• _Written problem_
Retype the opening lines of the data exactly, stopping after the line that contains "i) => +(i * 0.05).toFixed(2));". Skip every picture.

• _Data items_
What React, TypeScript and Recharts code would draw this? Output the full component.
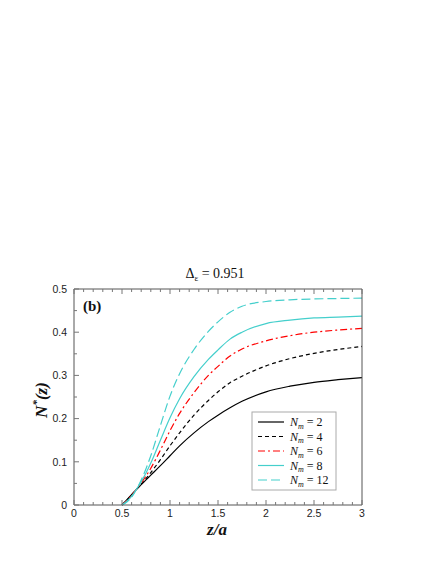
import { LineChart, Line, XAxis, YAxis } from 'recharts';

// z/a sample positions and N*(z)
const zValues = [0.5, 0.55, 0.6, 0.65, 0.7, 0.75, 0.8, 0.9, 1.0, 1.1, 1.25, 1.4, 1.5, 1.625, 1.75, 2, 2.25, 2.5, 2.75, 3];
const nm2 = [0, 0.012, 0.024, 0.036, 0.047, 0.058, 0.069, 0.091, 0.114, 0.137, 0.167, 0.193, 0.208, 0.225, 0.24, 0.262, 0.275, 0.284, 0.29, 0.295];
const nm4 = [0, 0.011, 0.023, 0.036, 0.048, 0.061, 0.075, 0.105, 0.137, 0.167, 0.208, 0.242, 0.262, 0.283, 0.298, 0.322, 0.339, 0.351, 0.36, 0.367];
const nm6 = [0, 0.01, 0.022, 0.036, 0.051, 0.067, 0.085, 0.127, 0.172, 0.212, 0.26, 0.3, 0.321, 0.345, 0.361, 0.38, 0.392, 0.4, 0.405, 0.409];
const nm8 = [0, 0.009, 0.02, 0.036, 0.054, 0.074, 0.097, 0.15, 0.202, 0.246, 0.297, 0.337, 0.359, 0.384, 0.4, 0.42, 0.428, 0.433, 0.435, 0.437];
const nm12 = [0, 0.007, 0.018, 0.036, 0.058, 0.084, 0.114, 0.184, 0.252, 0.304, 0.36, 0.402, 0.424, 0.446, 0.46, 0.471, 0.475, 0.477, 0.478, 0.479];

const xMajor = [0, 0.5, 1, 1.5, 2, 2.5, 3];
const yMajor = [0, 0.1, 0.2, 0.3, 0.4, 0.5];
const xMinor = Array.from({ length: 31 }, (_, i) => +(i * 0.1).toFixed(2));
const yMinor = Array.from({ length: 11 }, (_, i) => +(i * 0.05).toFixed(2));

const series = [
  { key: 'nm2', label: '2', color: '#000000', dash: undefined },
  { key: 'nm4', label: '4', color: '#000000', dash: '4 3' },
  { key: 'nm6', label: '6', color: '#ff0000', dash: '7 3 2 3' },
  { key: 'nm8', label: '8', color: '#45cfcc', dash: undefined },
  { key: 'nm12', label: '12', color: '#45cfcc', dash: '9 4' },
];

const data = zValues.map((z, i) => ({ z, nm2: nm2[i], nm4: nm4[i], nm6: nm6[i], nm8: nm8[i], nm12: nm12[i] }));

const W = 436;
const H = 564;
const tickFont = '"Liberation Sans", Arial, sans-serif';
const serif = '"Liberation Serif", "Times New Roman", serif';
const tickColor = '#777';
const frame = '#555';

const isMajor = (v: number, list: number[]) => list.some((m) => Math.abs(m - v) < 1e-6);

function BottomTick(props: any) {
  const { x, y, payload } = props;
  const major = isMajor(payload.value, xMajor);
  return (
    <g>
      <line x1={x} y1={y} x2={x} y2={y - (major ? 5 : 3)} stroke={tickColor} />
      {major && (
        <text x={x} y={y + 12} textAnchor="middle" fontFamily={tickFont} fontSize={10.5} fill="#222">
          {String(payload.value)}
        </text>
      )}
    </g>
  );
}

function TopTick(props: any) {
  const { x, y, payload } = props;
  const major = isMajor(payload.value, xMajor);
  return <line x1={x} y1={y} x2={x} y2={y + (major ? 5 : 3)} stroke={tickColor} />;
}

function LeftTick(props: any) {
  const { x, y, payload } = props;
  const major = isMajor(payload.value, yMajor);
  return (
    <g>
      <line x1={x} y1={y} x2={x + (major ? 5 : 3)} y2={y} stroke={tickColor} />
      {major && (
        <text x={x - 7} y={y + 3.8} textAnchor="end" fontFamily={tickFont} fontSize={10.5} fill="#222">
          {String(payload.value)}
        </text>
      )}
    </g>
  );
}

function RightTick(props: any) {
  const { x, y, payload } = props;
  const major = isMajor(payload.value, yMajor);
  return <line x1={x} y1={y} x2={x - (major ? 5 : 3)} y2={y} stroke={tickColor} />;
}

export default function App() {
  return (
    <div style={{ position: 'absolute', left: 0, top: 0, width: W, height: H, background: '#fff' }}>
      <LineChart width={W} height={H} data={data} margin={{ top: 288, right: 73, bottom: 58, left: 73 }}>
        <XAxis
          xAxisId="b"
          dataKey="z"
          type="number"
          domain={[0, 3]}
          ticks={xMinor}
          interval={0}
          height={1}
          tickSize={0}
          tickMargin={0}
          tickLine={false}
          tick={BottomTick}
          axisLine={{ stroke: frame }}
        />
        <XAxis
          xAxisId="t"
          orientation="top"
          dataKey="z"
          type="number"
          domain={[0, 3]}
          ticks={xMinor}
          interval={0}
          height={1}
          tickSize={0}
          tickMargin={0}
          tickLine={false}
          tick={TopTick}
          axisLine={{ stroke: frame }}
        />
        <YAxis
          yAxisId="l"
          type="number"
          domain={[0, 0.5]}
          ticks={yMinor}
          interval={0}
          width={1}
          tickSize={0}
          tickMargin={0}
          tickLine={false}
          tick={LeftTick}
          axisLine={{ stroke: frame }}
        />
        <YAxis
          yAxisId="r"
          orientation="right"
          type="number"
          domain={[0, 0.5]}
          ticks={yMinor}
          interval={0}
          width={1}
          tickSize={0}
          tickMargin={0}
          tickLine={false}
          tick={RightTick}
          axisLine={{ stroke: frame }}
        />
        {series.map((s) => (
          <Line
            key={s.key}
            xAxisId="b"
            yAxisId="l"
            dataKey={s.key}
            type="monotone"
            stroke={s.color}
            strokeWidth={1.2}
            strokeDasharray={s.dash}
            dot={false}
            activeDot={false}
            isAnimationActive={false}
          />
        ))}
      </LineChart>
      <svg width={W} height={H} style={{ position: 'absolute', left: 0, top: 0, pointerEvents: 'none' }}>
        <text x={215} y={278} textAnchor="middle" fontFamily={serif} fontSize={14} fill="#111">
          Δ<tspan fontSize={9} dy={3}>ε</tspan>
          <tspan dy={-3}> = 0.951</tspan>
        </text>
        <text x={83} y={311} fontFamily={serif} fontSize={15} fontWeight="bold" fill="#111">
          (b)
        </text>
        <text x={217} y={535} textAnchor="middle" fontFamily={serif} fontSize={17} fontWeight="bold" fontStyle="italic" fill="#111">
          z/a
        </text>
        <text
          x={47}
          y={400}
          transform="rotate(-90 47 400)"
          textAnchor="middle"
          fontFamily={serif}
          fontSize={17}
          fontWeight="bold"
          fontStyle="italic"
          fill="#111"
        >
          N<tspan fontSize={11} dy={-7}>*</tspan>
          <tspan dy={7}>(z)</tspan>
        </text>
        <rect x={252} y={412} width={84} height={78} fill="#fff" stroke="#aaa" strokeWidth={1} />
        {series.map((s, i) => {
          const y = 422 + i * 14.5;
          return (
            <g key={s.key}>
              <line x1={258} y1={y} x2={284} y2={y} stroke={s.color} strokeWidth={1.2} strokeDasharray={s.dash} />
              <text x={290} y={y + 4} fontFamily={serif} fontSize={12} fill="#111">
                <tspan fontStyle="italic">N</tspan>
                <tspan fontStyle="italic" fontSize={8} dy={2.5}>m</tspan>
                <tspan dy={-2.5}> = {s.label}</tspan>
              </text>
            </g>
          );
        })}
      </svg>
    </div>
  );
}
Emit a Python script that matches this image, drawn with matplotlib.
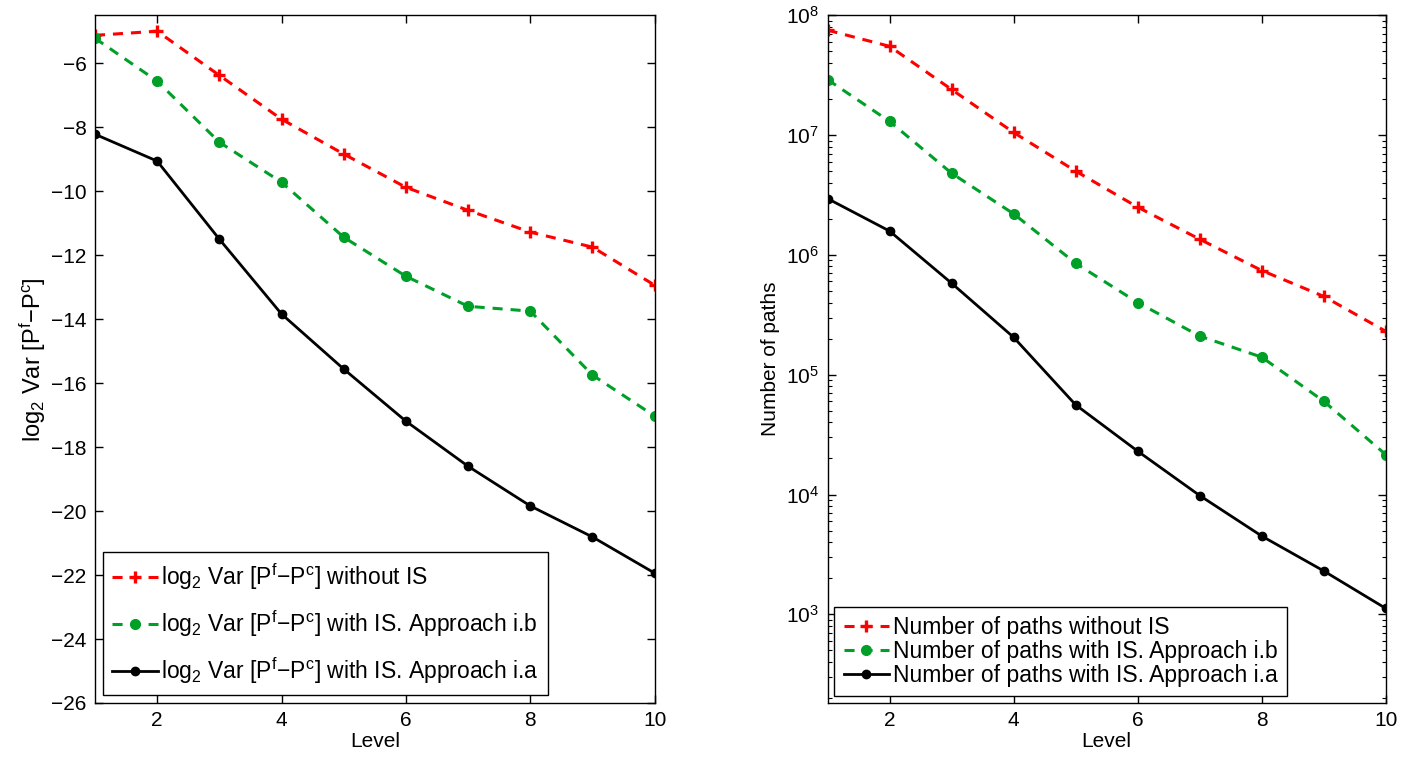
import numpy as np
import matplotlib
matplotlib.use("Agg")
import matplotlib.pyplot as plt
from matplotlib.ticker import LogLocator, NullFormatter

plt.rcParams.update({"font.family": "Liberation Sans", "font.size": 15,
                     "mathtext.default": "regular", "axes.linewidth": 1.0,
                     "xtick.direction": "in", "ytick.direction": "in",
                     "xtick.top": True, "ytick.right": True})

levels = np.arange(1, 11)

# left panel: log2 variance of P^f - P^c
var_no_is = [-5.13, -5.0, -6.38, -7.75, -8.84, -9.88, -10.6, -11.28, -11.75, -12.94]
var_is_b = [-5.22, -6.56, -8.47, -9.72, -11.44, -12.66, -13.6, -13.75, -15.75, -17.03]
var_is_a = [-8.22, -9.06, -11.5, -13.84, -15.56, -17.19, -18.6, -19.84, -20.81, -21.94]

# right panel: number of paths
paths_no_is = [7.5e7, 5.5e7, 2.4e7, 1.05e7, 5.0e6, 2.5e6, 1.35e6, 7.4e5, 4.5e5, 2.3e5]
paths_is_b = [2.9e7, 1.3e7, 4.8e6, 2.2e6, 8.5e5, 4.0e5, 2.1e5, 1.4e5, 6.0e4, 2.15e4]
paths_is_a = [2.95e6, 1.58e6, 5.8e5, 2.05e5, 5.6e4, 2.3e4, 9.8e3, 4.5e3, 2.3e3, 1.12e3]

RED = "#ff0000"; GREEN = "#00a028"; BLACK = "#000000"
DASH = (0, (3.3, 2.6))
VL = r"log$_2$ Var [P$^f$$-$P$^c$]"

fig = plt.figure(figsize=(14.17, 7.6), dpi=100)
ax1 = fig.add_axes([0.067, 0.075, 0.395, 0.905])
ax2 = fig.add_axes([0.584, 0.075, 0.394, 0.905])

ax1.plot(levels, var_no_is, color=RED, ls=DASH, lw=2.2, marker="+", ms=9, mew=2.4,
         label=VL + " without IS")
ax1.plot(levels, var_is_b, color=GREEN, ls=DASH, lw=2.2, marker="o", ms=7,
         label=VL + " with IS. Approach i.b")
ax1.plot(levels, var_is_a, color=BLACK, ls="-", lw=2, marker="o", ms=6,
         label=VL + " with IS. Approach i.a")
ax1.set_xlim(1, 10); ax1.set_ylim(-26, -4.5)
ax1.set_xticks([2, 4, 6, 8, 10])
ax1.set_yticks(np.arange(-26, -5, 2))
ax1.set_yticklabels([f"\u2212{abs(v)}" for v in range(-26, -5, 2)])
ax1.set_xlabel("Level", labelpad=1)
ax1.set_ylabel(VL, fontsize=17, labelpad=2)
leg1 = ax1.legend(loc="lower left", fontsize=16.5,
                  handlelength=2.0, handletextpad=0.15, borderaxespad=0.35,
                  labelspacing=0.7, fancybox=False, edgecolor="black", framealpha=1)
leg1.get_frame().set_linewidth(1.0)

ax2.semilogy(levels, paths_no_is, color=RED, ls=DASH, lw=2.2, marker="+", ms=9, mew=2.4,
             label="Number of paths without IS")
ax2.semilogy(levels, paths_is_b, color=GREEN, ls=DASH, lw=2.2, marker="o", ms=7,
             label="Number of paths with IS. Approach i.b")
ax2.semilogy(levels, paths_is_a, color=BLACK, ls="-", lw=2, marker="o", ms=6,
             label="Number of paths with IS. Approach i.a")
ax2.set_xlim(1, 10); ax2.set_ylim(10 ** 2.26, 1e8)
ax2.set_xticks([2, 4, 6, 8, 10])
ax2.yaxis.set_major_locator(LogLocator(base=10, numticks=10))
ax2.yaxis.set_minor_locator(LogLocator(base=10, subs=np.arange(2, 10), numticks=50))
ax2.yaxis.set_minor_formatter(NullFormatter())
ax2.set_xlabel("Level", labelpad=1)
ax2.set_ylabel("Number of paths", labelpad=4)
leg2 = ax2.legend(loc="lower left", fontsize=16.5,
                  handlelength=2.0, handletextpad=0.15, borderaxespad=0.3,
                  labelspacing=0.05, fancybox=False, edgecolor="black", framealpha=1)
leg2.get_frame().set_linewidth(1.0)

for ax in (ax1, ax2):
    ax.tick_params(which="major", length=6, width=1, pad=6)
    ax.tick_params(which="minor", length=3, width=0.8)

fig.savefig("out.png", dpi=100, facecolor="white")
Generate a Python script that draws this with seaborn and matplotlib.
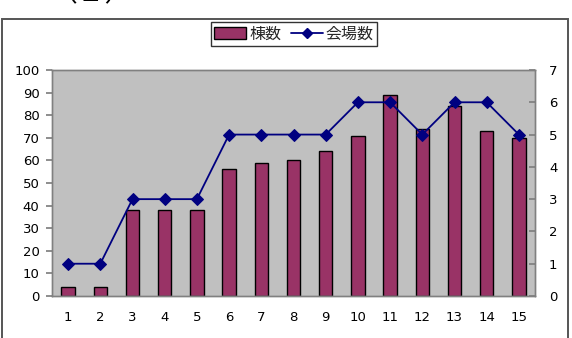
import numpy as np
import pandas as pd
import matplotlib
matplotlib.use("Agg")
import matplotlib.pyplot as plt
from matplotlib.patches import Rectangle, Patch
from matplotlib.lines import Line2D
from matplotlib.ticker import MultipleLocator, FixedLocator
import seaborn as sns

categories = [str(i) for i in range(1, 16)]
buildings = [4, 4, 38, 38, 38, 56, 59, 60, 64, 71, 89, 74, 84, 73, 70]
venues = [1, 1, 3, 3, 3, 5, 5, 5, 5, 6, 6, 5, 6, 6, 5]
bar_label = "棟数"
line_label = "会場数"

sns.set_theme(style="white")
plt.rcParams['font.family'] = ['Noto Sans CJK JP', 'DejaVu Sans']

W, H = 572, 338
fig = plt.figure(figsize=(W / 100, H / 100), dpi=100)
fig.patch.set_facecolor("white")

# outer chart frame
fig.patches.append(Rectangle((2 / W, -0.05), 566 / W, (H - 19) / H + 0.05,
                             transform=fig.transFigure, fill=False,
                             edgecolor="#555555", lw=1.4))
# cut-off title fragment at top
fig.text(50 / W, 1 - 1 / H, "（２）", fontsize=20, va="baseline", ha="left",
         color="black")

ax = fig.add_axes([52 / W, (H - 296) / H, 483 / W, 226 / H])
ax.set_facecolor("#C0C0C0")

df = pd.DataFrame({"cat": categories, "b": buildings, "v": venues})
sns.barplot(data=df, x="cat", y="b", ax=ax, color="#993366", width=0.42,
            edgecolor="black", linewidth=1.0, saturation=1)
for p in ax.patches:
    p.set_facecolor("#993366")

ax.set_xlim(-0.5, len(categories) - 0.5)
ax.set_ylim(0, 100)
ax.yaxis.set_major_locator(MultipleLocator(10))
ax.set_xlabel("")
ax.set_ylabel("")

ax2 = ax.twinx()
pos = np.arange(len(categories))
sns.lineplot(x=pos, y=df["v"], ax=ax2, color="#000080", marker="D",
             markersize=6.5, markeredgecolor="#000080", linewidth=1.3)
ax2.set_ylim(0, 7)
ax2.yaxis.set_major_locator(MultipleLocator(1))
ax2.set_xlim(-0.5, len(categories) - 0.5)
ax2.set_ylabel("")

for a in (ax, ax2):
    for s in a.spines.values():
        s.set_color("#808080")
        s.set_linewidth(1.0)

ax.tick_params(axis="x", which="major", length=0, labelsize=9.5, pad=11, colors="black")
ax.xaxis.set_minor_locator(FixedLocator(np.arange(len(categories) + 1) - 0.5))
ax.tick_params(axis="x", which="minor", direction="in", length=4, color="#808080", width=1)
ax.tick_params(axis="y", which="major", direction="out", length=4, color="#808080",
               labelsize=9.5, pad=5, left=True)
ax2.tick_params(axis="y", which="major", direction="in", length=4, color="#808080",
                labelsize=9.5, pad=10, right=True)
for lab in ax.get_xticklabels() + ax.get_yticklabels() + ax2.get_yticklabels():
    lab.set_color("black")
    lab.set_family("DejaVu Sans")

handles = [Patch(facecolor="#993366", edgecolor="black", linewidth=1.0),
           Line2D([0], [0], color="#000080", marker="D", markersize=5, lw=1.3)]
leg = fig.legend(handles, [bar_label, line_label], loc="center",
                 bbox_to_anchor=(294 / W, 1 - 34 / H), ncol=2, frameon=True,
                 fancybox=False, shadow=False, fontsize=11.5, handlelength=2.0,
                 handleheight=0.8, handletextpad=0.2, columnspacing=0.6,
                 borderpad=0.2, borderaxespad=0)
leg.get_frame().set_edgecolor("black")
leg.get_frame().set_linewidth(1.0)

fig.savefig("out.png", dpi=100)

• _Output below_
What React, TypeScript and Recharts code would draw this? Output the full component.
import { LineChart, Line, XAxis, YAxis } from 'recharts';

// z/a sample positions and N*(z)
const zValues = [0.5, 0.55, 0.6, 0.65, 0.7, 0.75, 0.8, 0.9, 1.0, 1.1, 1.25, 1.4, 1.5, 1.625, 1.75, 2, 2.25, 2.5, 2.75, 3];
const nm2 = [0, 0.012, 0.024, 0.036, 0.047, 0.058, 0.069, 0.091, 0.114, 0.137, 0.167, 0.193, 0.208, 0.225, 0.24, 0.262, 0.275, 0.284, 0.29, 0.295];
const nm4 = [0, 0.011, 0.023, 0.036, 0.048, 0.061, 0.075, 0.105, 0.137, 0.167, 0.208, 0.242, 0.262, 0.283, 0.298, 0.322, 0.339, 0.351, 0.36, 0.367];
const nm6 = [0, 0.01, 0.022, 0.036, 0.051, 0.067, 0.085, 0.127, 0.172, 0.212, 0.26, 0.3, 0.321, 0.345, 0.361, 0.38, 0.392, 0.4, 0.405, 0.409];
const nm8 = [0, 0.009, 0.02, 0.036, 0.054, 0.074, 0.097, 0.15, 0.202, 0.246, 0.297, 0.337, 0.359, 0.384, 0.4, 0.42, 0.428, 0.433, 0.435, 0.437];
const nm12 = [0, 0.007, 0.018, 0.036, 0.058, 0.084, 0.114, 0.184, 0.252, 0.304, 0.36, 0.402, 0.424, 0.446, 0.46, 0.471, 0.475, 0.477, 0.478, 0.479];

const xMajor = [0, 0.5, 1, 1.5, 2, 2.5, 3];
const yMajor = [0, 0.1, 0.2, 0.3, 0.4, 0.5];
const xMinor = Array.from({ length: 31 }, (_, i) => +(i * 0.1).toFixed(2));
const yMinor = Array.from({ length: 11 }, (_, i) => +(i * 0.05).toFixed(2));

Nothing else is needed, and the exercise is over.